Am I bored of Bake Off? Just a little tired, so I thought I’d give you this unusual review post of some recipes from a best-selling cookbook. With the recent success of Ottolenghi’s works and Middle Eastern food experiencing more and more popularity in the UK, I thought I’d buy my first cookbook in a long time to learn about the buzz. Also Sabrina Ghayour seems so nice having seen her on her early appearance on Come Dine and then more recently on Saturday Kitchen to promote the book, her introductions to the recipes are a nice addition.
First of the recipes I tried was the pomegranate soup, I omitted some of the sugar as the juice and molasses were enough for my taste. Really flavourful, this hearty soup had the best of everything in it, meatballs, rice and a generous load of herbs, I bet it’s massively healthy too.
When the spice-perfumed shoulder of lamb was cooking it smelt incredible, I overdid the spice as I used the same quantities for half a shoulder and swapped rose petals for rose water, which I don;t think are interchangeable! Nonetheless it was a great alternative slow-roast, accompanied with the turmeric and cumin roasted potatoes.
The spiced lamb Kefta recipe was the best of the recipes I tried, spiked with juicy sultanas like the non-traditional M&S kofta. I made the Cacik to accompany the Kefta, cucumber, plus yoghurt and plenty of dill and garlic, a tastier alternative to tzatziki or raita.

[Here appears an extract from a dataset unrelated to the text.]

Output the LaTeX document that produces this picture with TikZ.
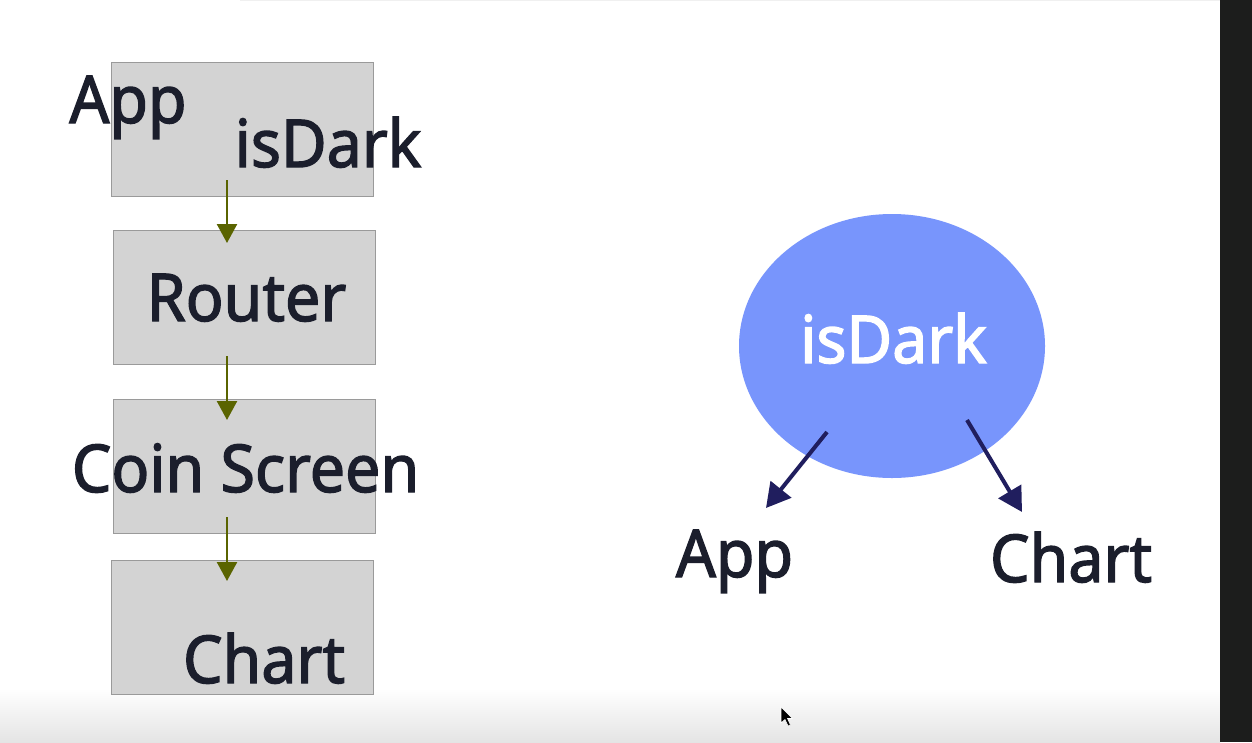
\documentclass[tikz,border=0pt]{standalone}
\usepackage{fontspec}
\setmainfont{Noto Sans}
\newfontfamily\lblfont[FakeBold=2,FakeStretch=0.95]{Noto Sans}
\usetikzlibrary{arrows.meta,shapes.geometric}
\definecolor{boxfill}{HTML}{D3D3D3}
\definecolor{boxline}{HTML}{9A9A9A}
\definecolor{olivearrow}{HTML}{5A6400}
\definecolor{navyarrow}{HTML}{201E5E}
\definecolor{txt}{HTML}{1B1E2C}
\definecolor{ellfill}{HTML}{7895FC}
\definecolor{sidebar}{HTML}{1C1D1C}
\tikzset{
  comp/.style={draw=boxline, line width=1pt, fill=boxfill, minimum width=262pt, minimum height=134pt, inner sep=0pt},
  lbl/.style={text=txt, inner sep=0pt, anchor=base, font=\lblfont\fontsize{66}{66}\selectfont},
  flow/.style={draw=olivearrow, line width=2.5pt, -{Triangle[width=20pt,length=19pt]}},
  use/.style={draw=navyarrow, line width=4pt, -{Triangle[width=26pt,length=24pt]}}
}
\begin{document}
\begin{tikzpicture}[x=1pt,y=-1pt]
\useasboundingbox (0,0) rectangle (1252,742);
\fill[white] (0,0) rectangle (1252,742);
\shade[top color=white, bottom color=gray!21] (0,688) rectangle (1220,742);
\draw[gray!12, line width=1.5pt] (240,0.5) -- (1220,0.5);
\fill[sidebar] (1220,0) rectangle (1252,742);

% left tree
\node[comp] (app) at (242,129) {};
\node[comp] (router) at (244,297.5) {};
\node[comp] (coin) at (244,466) {};
\node[comp] (chart) at (242,627) {};

\coordinate (a1s) at (227,180);
\coordinate (a1e) at (227,243);
\coordinate (a2s) at (227,356);
\coordinate (a2e) at (227,420);
\coordinate (a3s) at (227,517);
\coordinate (a3e) at (227,581);
\draw[flow] (a1s) -- (a1e);
\draw[flow] (a2s) -- (a2e);
\draw[flow] (a3s) -- (a3e);

\node[lbl] (tapp) at (128,123) {App};
\node[lbl] (tdark) at (328,167) {isDark};
\node[lbl] (trouter) at (246.5,321) {Router};
\node[lbl] (tcoin) at (245.5,492) {Coin Screen};
\node[lbl] (tchart) at (264,683) {Chart};

% right: context
\node[ellipse, fill=ellfill, minimum width=306pt, minimum height=264pt, inner sep=0pt] (ctx) at (892,346) {};
\node[lbl, text=white] (tctx) at (893.5,363) {isDark};
\node[lbl] (rapp) at (734.5,577) {App};
\node[lbl] (rchart) at (1071,582) {Chart};
\coordinate (b1s) at (827,432);
\coordinate (b1e) at (766,508);
\coordinate (b2s) at (967,420);
\coordinate (b2e) at (1022,512);
\draw[use] (b1s) -- (b1e);
\draw[use] (b2s) -- (b2e);

% cursor
\filldraw[fill=black, draw=white, line width=0.6pt] (781,707) -- (781,723) -- (785,719.5) -- (788,726) -- (790.5,725) -- (787.5,718.5) -- (792.5,718.5) -- cycle;
\end{tikzpicture}
\end{document}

With all recipes, you use your own judgement and adjust to the tastes you have, so I think I won’t follow the book measurements religiously but it’s perfect to reference when in need of flavour combinations (especially vegetarian food, though I’ve only showcased meat dishes here). Also the quantities are for family sharing, eating a few the book’s dishes so keep that in mind if you’re reading it in fear of how many herbs and spices are required, I’ve learnt to half them if cooking for a small crowd. This book deserves its place on my go-to cookbook shelf, I look forward to trying out some more of the recipes.